Question

The standard electrode potentials are: \[ E^\circ_{Cu^{2+}/Cu}=+0.34V \] \[ E^\circ_{Zn^{2+}/Zn}=-0.76V \] The standard emf of the Daniell cell is:

• A. \(0.42V\)
• B. \(0.76V\)
• C. \(1.10V\)
• D. \(1.52V\)

Hint:

Never add reduction potentials directly. Always use: \[ E^\circ_{cell}=E^\circ_{cathode}-E^\circ_{anode} \]

Answer 1

The Correct Option is C

Concept: For a galvanic cell: \[ E^\circ_{cell} = E^\circ_{cathode} - E^\circ_{anode} \] The electrode having higher reduction potential acts as cathode.

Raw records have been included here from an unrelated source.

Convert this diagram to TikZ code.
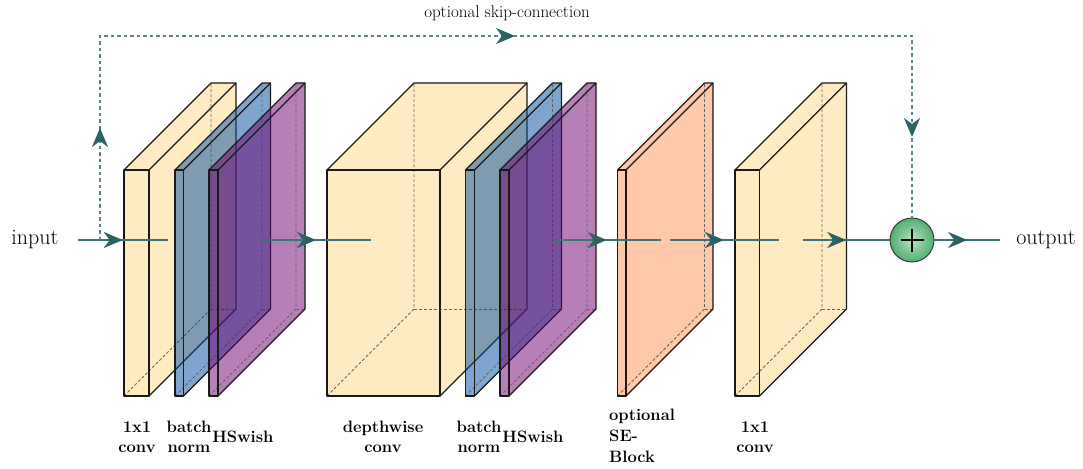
\documentclass[tikz,border=0pt]{standalone}
\usetikzlibrary{arrows.meta,decorations.markings,shadings}
\definecolor{edgecol}{rgb}{0.24,0.45,0.45}
\definecolor{arrowcol}{rgb}{0.16,0.39,0.39}
\definecolor{convc}{rgb}{1,0.8,0.4}
\definecolor{bnc}{rgb}{0,0.3,0.62}
\definecolor{hsc}{rgb}{0.43,0,0.43}
\definecolor{sec}{rgb}{1,0.57,0.33}
\definecolor{suminner}{rgb}{0.70,0.91,0.74}
\definecolor{sumouter}{rgb}{0.33,0.67,0.45}
\tikzset{
  edgeline/.style={draw=black!90, line width=1.1pt, line join=round},
  hiddenline/.style={draw=black!60, line width=0.8pt, dash pattern=on 3pt off 2pt},
  convfill/.style={fill=convc, fill opacity=0.4},
  bnfill/.style={fill=bnc, fill opacity=0.5},
  hsfill/.style={fill=hsc, fill opacity=0.5},
  sefill/.style={fill=sec, fill opacity=0.5},
  conn/.style={draw=edgecol, line width=2.6pt,
    postaction={decorate},
    decoration={markings, mark=at position 0.5 with {\arrow[arrowcol]{Stealth[length=19pt,width=16pt,inset=6pt]}}}},
  skipline/.style={draw=edgecol!85, line width=2.3pt, dash pattern=on 3.5pt off 3pt},
  lab/.style={font=\fontsize{16.5}{20}\selectfont\bfseries, inner sep=0pt, align=center},
  iotext/.style={font=\fontsize{22}{26}\selectfont, inner sep=0pt},
}
\newcommand{\mycuboid}[4]{%
  \path[#3] (#1,170) -- (#2,170) -- (#2,396) -- (#1,396) -- cycle;
  \path[#3] (#1,170) -- ({#1+87},83) -- ({#2+87},83) -- (#2,170) -- cycle;
  \path[#3] (#2,170) -- ({#2+87},83) -- ({#2+87},309) -- (#2,396) -- cycle;
  \draw[hiddenline] (#1,396) -- ({#1+87},309) -- ({#1+87},83);
  \draw[hiddenline] ({#1+87},309) -- ({#2+87},309);
  \draw[edgeline] (#1,170) rectangle (#2,396);
  \draw[edgeline] (#1,170) -- ({#1+87},83) -- ({#2+87},83) -- ({#2+87},309) -- (#2,396);
  \draw[edgeline] (#2,170) -- ({#2+87},83);
  \coordinate (#4-west) at ({#1+43.5},240);
  \coordinate (#4-east) at ({#2+43.5},240);
}
\begin{document}
\begin{tikzpicture}[x=1pt,y=-1pt]
\useasboundingbox (0,0) rectangle (1083,468);

% layers
\mycuboid{124}{149}{convfill}{convA}
\mycuboid{175}{183.5}{bnfill}{bnA}
\mycuboid{209}{218}{hsfill}{hsA}
\mycuboid{327}{440}{convfill}{dw}
\mycuboid{465.5}{474.5}{bnfill}{bnB}
\mycuboid{500}{509}{hsfill}{hsB}
\mycuboid{617.5}{626}{sefill}{se}
\mycuboid{735}{759.5}{convfill}{convB}

% sum node
\node[circle, minimum size=44pt, inner sep=0pt, draw=black!80, line width=0.9pt,
      shading=radial, inner color=suminner, outer color=sumouter] (sum) at (912,240) {};
\draw[line width=1.1pt, black] ([xshift=-11.5pt]sum.center) -- ([xshift=11.5pt]sum.center);
\draw[line width=1.1pt, black] ([yshift=-11.5pt]sum.center) -- ([yshift=11.5pt]sum.center);

% input / output
\node[iotext] (input) at (35,240) {input};
\node[iotext] (output) at (1046,240) {output};
\coordinate (inend) at (78,240);
\coordinate (outend) at (1000,240);
\coordinate (skipA) at (100,240);
\coordinate (skipB) at (100,36);
\coordinate (skipC) at (912,36);

% connections
\draw[conn] (inend) -- (convA-west);
\draw[conn] (hsA-east) -- (dw-west);
\draw[conn] (hsB-east) -- (se-west);
\draw[conn] (se-east) -- (convB-west);
\draw[conn] (convB-east) -- (sum.west);
\draw[conn] (sum.east) -- (outend);

% skip connection
\draw[skipline, postaction={decorate},
  decoration={markings,
    mark=at position 112pt with {\arrow[arrowcol,solid]{Stealth[length=19pt,width=16pt,inset=6pt]}},
    mark=at position 619pt with {\arrow[arrowcol,solid]{Stealth[length=19pt,width=16pt,inset=6pt]}},
    mark=at position 1117pt with {\arrow[arrowcol,solid]{Stealth[length=19pt,width=16pt,inset=6pt]}}}]
  (skipA) -- (skipB) -- (skipC) -- (sum.north);
\node[font=\fontsize{17}{20}\selectfont, inner sep=0pt] (skiplab) at (507,13) {optional skip-connection};

% labels
\node[lab] (l1) at (137,437) {1x1\\conv};
\node[lab] (l2) at (189,437) {batch\\norm};
\node[lab] (l3) at (243,437) {HSwish};
\node[lab] (l4) at (383,437) {depthwise\\conv};
\node[lab] (l5) at (479,437) {batch\\norm};
\node[lab] (l6) at (533,437) {HSwish};
\node[lab, anchor=west, align=left, font=\fontsize{16.5}{21}\selectfont\bfseries] (l7) at (609,436) {optional\\SE-\\Block};
\node[lab] (l8) at (755,437) {1x1\\conv};
\end{tikzpicture}
\end{document}
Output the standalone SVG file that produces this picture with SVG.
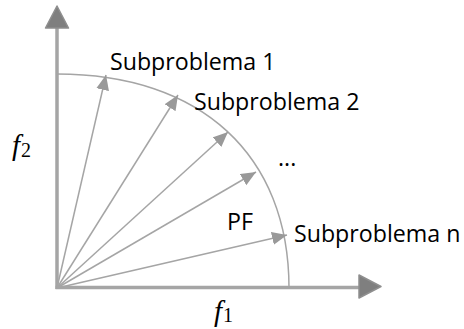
<svg xmlns="http://www.w3.org/2000/svg" width="464" height="329" viewBox="0 0 464 329">
<defs>
<style>
.axis{stroke:#a5a5a5;stroke-width:3.5;fill:none}
.axhead{fill:#7f7f7f;stroke:#8f8f8f;stroke-width:1.5;stroke-linejoin:round}
.ray{stroke:#a5a5a5;stroke-width:1.5;fill:none;marker-end:url(#ah)}
.arc{stroke:#a5a5a5;stroke-width:1.5;fill:none}
.lbl{font-family:"Open Sans","Liberation Sans",sans-serif;font-size:23.2px;fill:#000}
.math{font-family:"Liberation Serif","DejaVu Serif",serif;fill:#000}
</style>
<marker id="ah" markerUnits="userSpaceOnUse" markerWidth="16" markerHeight="14" refX="15" refY="6.5" orient="auto" viewBox="0 0 16 14">
<path d="M0,0 L15,6.5 L0,13 z" fill="#999999"/>
</marker>
</defs>
<g id="axes">
<g id="axis-f2">
<line class="axis" x1="57" y1="289" x2="57" y2="27"/>
<polygon class="axhead" points="57,6 68.5,28 45.5,28"/>
</g>
<g id="axis-f1">
<line class="axis" x1="55.5" y1="287.5" x2="359" y2="287.5"/>
<polygon class="axhead" points="381,286.5 359,275 359,298"/>
</g>
</g>
<g id="pf">
<path class="arc" d="M57,74 C201,74 289,155 289,288"/>
</g>
<g id="connectors">
<line class="ray" x1="57" y1="288" x2="106" y2="75"/>
<line class="ray" x1="57" y1="288" x2="178" y2="95"/>
<line class="ray" x1="57" y1="288" x2="228" y2="132"/>
<line class="ray" x1="57" y1="288" x2="256" y2="172"/>
<line class="ray" x1="57" y1="288" x2="287" y2="235"/>
</g>
<g id="labels">
<text class="lbl" x="110" y="70">Subproblema 1</text>
<text class="lbl" x="194" y="110">Subproblema 2</text>
<text class="lbl" x="278" y="166">...</text>
<text class="lbl" x="227" y="230">PF</text>
<text class="lbl" x="294" y="242">Subproblema n</text>
<text class="math" x="12" y="155" font-size="29" font-style="italic">f<tspan font-style="normal" font-size="20" dx="1" dy="2">2</tspan></text>
<text class="math" x="214" y="321" font-size="29" font-style="italic">f<tspan font-style="normal" font-size="20" dx="1" dy="1">1</tspan></text>
</g>
</svg>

Step 1: Identify cathode and anode. Since: \[ +0.34V > -0.76V \] Copper electrode acts as cathode. Zinc electrode acts as anode.

Step 2: Apply emf formula. \[ E^\circ_{cell} = 0.34 - (-0.76) \] \[ E^\circ_{cell} = 0.34+0.76 \] \[ E^\circ_{cell} = 1.10V \]

Step 3: Verify sign. Positive emf confirms spontaneous cell reaction. Hence: \[ E^\circ_{cell}=1.10V \] Therefore option (C) is correct.